Saturday, June 28, 2014

Roasted Potato Salad with Mustard-Walnut Vinaigrette


Okay, I admit this is a terrible photo, but frankly, this salad smelled so fantastic,
we couldn't wait to eat it, so I didn't take any time to take a decent picture.
Serves 6 to 8
Recipe from Food52.com
Husband-Tested in Alice’s Kitchen

Well, now, this picnic potato salad just wowed me.  It’s mustardy and garlicky and crunchy with walnuts with no gloppy mayo dressing.  It can be and should be served at room temperature.  There’s no boiling of potatoes, which I appreciate because I find it difficult to cook potatoes perfectly for a salad.  The fresh basil added at the last is a very nice touch, but the salad would even taste great when fresh basil isn’t in season.  Keep this vinaigrette recipe on hand for other summer salads, too. By the way, this was a Best Picnic Recipe Contest Winner on the Food52 website!

Salad
            4
 pounds small new potatoes
            1
 cup walnuts, toasted and roughly chopped
            1
 bunch fresh basil, leaves torn into bite-sized pieces
            1
 bunch scallions, white and green parts thinly sliced crosswise

Vinaigrette
            2
 cloves garlic, peeled
            1
 Tablespoon whole-grain mustard
            1
 Tablespoon Dijon mustard
            2
 Tablespoons lemon juice
            1
 Tablespoon red wine vinegar
            2
 Tablespoons roasted walnut oil
            1/4
 cup extra-virgin olive oil
            Sea salt and freshly ground black pepper, to taste

Preheat oven to 425° F and line two rimmed baking sheets with parchment paper.
Wash and dry potatoes, then spread evenly between baking sheets. Drizzle with olive oil and toss to evenly coat potatoes. Sprinkle with freshly ground black pepper and sea salt, then roast, shaking the pans occasionally, until potatoes are tender and browning (about 45 minutes, depending on the size of your potatoes).
Meanwhile, prepare vinaigrette. Place garlic cloves on a cutting board, sprinkle with a generous couple pinches of sea salt, and chop and mash with the side of your knife until the clove breaks down into a salty paste.
Add garlic paste to a small bowl along with mustards, lemon juice, and vinegar. Whisk to emulsify. Add olive and walnut oils and whisk vigorously to combine. Taste and adjust seasoning with additional sea salt and pepper.

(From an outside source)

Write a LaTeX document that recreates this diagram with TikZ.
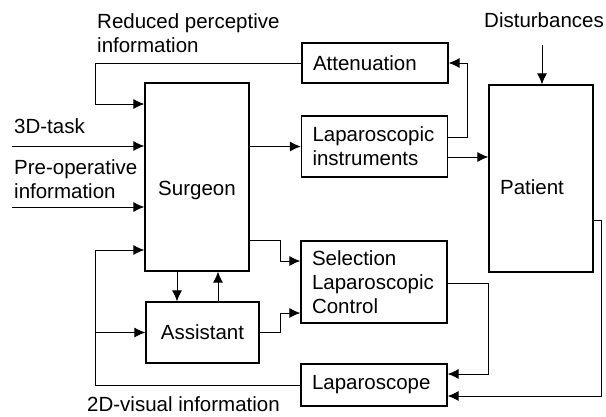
\documentclass[tikz,border=0pt]{standalone}
\usepackage{fontspec}
\setmainfont{Liberation Sans}
\usetikzlibrary{arrows.meta, positioning, calc}
\tikzset{
  >={Latex[length=11pt,width=10pt]},
  font=\fontsize{20.5}{24}\selectfont,
  cbox/.style={draw=black, line width=1.2pt, inner sep=0pt, align=center},
  rbox/.style={
    draw=black, line width=1.2pt, text width=124pt, inner xsep=11pt,
    inner ysep=0pt, align=left, minimum height=#1
  },
  arr/.style={->, line width=1pt},
  lab/.style={inner sep=0pt, align=left, anchor=west}
}
\begin{document}
\begin{tikzpicture}[x=1pt, y=-1pt]
  \useasboundingbox (0,0) rectangle (606,416);
  % blocks
  \node[cbox, minimum width=104pt, minimum height=188pt] (S) at (197,177) {\raisebox{-18pt}[0pt][0pt]{Surgeon}};
  \node[cbox, minimum width=113pt, minimum height=61pt] (A) at (202.5,332.5) {Assistant};
  \node[rbox=40pt] (At) at (375,63) {Attenuation};
  \node[rbox=61pt] (I) at (374.5,146.5) {Laparoscopic\\instruments};
  \node[rbox=82pt] (C) at (374,282) {Selection\\Laparoscopic\\Control};
  \node[rbox=42pt] (L) at (374,385) {Laparoscope};
  \node[cbox, minimum width=104pt, minimum height=187pt] (P) at (541,178.5) {\hspace*{-18pt}\raisebox{-16pt}[0pt][0pt]{Patient}};

  % labels
  \node[lab] (red) at (97,33.5) {Reduced perceptive\\information};
  \node[lab] (task3d) at (14,126) {3D-task};
  \node[lab] (preop) at (14,179.5) {Pre-operative\\information};
  \node[lab] (disttxt) at (484,20) {Disturbances};
  \node[lab] (vis2d) at (87,404) {2D-visual information};

  % inputs
  \coordinate (task) at (12,146);
  \coordinate (pre) at (12,207);
  \coordinate (dist) at (542,45);
  \coordinate (br) at (95,332.5);
  \draw[arr] (task) -- (S.west |- task);
  \draw[arr] (pre) -- (S.west |- pre);
  \draw[arr] (dist) -- (P.north -| dist);

  % feedback and flow
  \draw[arr] (At.west) -| (95,104) -- (S.west |- 0,104);
  \draw[arr] (S.east |- I.west) -- (I.west);
  \draw[arr] (S.east |- 0,240) -| (280,261) -- (C.west |- 0,261);
  \draw[arr] (A.east) -| (280,313) -- (C.west |- 0,313);
  \draw[arr] (S.south -| 177,0) -- (A.north -| 177,0);
  \draw[arr] (A.north -| 218,0) -- (S.south -| 218,0);
  \draw[arr] (I.east |- 0,137) -| (467,63) -- (At.east);
  \draw[arr] (I.east |- 0,157) -- (P.west |- 0,157);
  \draw[arr] (P.east |- 0,220) -| (601,396) -- (L.east |- 0,396);
  \draw[arr] (C.east |- 0,283) -| (488,374) -- (L.east |- 0,374);
  \draw[arr] (L.west) -| (95,250) -- (S.west |- 0,250);
  \draw[arr] (br) -- (A.west);
\end{tikzpicture}
\end{document}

When potatoes are done, transfer to a large bowl. Add scallions and dressing, and toss to coat. Using the back of a mixing spoon or the end of a wooden spatula, Gently smash some or all of the potatoes to break their skins -- this allows the vinaigrette to better penetrate the starchy goodness.  (You’re not making mashed potatoes, but breaking the potatoes down will allow them to soak up more of the vinaigrette.)  Allow dressed potatoes to sit at room temperature for about 45 minutes to one hour. Just before serving, stir in walnuts and basil.
Doesn't this look scrumptious?  It's perfect for a picnic because
it tastes great at room temperature.
Prep the vinaigrette up to a day in advance.  Slice the scallions
and toast the walnuts in advance too.